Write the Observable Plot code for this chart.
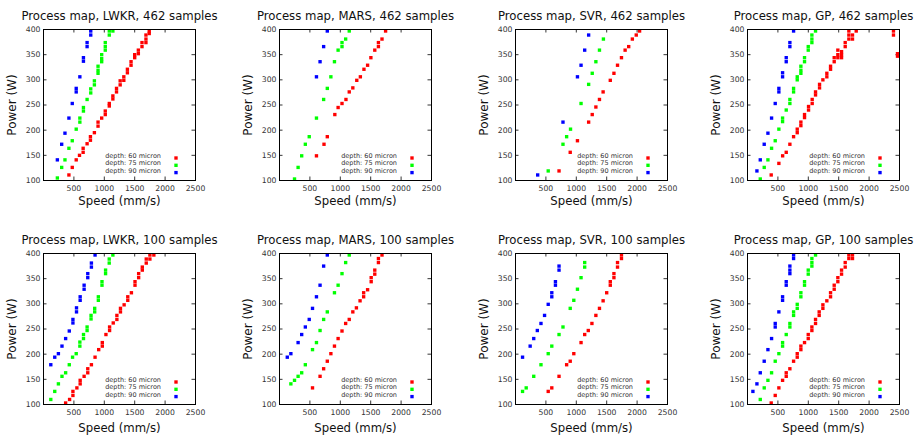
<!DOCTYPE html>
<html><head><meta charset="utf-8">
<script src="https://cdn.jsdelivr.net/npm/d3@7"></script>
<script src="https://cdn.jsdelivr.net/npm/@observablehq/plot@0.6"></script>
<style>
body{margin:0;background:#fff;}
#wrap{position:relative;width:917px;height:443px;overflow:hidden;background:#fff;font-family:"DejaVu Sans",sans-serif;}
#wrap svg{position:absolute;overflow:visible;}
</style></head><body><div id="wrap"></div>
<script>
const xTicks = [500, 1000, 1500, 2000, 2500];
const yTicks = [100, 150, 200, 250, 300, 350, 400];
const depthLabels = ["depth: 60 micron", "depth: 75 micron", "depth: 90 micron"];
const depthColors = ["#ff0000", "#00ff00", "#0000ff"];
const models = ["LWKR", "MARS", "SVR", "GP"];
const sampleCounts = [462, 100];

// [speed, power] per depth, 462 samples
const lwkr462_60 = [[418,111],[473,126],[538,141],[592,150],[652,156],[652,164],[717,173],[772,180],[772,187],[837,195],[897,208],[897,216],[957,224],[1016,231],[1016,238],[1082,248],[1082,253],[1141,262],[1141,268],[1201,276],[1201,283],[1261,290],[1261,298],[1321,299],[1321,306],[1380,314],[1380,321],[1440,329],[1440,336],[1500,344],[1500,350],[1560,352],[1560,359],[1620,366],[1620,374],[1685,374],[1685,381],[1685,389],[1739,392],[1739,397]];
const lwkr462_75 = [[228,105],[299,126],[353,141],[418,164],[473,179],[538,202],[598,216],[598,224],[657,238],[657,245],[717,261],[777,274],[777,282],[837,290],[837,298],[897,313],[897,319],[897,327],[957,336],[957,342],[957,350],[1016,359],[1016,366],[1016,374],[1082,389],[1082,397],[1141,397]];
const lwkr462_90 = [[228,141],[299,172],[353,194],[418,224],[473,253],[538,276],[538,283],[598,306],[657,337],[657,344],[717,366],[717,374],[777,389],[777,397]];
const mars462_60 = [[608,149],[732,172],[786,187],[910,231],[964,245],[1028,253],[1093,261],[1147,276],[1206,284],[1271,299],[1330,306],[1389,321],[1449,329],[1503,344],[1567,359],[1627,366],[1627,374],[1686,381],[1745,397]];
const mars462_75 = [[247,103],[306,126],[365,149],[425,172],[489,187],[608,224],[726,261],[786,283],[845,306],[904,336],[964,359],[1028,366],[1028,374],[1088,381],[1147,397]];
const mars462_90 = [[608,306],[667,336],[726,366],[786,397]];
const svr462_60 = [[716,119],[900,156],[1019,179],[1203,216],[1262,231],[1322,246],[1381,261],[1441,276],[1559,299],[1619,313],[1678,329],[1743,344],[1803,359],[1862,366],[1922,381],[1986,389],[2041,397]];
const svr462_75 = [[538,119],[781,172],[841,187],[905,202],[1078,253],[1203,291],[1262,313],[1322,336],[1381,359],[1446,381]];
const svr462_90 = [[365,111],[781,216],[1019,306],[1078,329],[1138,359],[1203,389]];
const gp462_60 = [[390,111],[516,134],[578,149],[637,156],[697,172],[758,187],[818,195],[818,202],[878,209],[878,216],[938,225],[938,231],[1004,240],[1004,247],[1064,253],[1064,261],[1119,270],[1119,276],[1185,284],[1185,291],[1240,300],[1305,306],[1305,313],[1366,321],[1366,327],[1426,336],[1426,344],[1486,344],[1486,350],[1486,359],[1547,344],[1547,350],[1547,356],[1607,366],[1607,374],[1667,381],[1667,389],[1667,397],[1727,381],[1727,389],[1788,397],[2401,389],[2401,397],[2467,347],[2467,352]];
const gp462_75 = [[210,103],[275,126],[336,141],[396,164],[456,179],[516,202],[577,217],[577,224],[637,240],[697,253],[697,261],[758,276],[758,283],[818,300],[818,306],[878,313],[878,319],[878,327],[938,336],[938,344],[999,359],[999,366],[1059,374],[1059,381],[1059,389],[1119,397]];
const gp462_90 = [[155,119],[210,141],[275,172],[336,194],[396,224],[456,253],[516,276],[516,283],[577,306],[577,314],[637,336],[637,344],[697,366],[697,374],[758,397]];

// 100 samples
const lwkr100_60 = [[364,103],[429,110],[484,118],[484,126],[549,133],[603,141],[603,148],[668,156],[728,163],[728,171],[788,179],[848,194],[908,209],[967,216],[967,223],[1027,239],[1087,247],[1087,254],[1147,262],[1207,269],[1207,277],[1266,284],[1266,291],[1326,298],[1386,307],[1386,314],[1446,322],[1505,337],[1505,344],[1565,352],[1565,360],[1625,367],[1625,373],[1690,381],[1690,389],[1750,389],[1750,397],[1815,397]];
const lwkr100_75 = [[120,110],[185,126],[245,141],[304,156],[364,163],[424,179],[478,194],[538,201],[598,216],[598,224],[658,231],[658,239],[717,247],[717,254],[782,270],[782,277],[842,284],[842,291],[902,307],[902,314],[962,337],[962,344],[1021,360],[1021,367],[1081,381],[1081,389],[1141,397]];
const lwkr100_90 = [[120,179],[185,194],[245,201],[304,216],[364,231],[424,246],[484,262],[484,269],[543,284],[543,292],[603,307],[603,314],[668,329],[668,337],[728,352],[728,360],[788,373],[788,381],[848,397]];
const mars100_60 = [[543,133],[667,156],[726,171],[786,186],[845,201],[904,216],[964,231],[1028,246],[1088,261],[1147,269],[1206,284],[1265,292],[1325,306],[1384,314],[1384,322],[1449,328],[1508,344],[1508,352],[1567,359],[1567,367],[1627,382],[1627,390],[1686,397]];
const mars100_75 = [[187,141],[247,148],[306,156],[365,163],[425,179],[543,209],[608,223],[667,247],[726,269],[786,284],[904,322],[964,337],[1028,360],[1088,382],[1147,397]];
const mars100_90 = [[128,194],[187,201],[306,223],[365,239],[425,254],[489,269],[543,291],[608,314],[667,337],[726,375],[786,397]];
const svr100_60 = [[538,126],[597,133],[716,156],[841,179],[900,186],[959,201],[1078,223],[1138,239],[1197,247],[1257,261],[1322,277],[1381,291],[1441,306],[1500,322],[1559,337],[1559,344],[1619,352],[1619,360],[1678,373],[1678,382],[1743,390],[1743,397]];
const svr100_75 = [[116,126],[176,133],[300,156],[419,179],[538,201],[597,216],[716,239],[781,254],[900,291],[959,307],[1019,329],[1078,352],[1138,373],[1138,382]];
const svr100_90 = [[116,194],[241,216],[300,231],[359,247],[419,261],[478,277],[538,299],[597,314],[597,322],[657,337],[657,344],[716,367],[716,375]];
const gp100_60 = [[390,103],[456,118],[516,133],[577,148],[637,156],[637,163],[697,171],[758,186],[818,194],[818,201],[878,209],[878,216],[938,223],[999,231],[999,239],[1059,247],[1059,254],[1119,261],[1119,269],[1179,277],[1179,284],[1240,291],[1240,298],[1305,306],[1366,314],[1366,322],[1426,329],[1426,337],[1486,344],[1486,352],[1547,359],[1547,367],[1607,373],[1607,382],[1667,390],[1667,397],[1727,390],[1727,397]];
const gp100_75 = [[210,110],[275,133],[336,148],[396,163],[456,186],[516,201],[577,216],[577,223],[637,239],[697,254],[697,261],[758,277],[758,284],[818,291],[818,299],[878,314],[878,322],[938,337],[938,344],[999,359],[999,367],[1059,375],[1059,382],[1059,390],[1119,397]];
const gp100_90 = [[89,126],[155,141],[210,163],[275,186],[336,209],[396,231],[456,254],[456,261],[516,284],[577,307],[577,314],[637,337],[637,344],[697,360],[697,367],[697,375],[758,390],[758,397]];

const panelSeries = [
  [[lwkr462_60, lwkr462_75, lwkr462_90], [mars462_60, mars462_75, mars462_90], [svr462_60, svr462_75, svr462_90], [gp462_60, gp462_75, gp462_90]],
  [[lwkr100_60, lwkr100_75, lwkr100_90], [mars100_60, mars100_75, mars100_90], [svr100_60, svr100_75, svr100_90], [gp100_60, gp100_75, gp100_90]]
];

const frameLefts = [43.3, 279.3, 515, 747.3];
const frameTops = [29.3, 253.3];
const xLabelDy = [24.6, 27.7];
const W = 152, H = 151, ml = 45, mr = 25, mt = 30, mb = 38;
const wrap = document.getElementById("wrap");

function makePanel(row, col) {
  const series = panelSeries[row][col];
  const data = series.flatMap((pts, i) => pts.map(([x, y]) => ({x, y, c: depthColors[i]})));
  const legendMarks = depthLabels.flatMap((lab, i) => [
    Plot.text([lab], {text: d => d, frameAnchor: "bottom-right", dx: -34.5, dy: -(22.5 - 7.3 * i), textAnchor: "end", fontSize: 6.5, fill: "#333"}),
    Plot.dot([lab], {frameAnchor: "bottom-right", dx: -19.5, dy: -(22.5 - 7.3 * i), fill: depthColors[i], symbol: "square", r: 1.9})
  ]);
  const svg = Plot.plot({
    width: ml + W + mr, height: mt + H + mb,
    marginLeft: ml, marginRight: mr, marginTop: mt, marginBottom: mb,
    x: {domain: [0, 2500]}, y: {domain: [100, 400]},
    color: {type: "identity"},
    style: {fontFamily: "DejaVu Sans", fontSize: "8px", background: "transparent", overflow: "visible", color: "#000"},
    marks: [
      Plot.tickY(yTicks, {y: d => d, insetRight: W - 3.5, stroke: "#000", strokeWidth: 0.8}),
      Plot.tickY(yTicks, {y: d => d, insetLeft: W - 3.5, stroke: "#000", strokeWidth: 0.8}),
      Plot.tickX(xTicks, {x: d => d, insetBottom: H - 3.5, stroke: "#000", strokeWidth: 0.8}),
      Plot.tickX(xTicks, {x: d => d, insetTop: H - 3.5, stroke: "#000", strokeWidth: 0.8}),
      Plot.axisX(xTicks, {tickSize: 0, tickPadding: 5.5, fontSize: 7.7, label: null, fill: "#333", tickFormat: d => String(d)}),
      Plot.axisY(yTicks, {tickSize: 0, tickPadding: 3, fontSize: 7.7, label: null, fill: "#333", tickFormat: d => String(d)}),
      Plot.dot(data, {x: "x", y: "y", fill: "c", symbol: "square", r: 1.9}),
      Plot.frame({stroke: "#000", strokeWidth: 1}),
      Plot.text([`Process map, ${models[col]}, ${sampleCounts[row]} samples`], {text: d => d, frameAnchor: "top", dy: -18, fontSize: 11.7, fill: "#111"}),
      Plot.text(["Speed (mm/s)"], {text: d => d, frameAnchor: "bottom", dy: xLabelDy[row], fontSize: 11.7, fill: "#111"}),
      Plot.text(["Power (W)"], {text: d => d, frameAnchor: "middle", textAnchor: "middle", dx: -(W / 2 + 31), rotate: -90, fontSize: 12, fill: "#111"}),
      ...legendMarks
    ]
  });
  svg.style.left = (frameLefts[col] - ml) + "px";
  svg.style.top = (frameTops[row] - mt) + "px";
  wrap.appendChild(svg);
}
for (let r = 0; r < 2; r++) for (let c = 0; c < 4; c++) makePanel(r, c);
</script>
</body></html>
____
● Your goal: Your task is to reproduce exactly the lines from the start of the data above through the line containing "const sampleCounts = [462, 100];", leaving every picture out.

● Result for this task:
Write the Observable Plot code for this chart.
<!DOCTYPE html>
<html><head><meta charset="utf-8">
<script src="https://cdn.jsdelivr.net/npm/d3@7"></script>
<script src="https://cdn.jsdelivr.net/npm/@observablehq/plot@0.6"></script>
<style>
body{margin:0;background:#fff;}
#wrap{position:relative;width:917px;height:443px;overflow:hidden;background:#fff;font-family:"DejaVu Sans",sans-serif;}
#wrap svg{position:absolute;overflow:visible;}
</style></head><body><div id="wrap"></div>
<script>
const xTicks = [500, 1000, 1500, 2000, 2500];
const yTicks = [100, 150, 200, 250, 300, 350, 400];
const depthLabels = ["depth: 60 micron", "depth: 75 micron", "depth: 90 micron"];
const depthColors = ["#ff0000", "#00ff00", "#0000ff"];
const models = ["LWKR", "MARS", "SVR", "GP"];
const sampleCounts = [462, 100];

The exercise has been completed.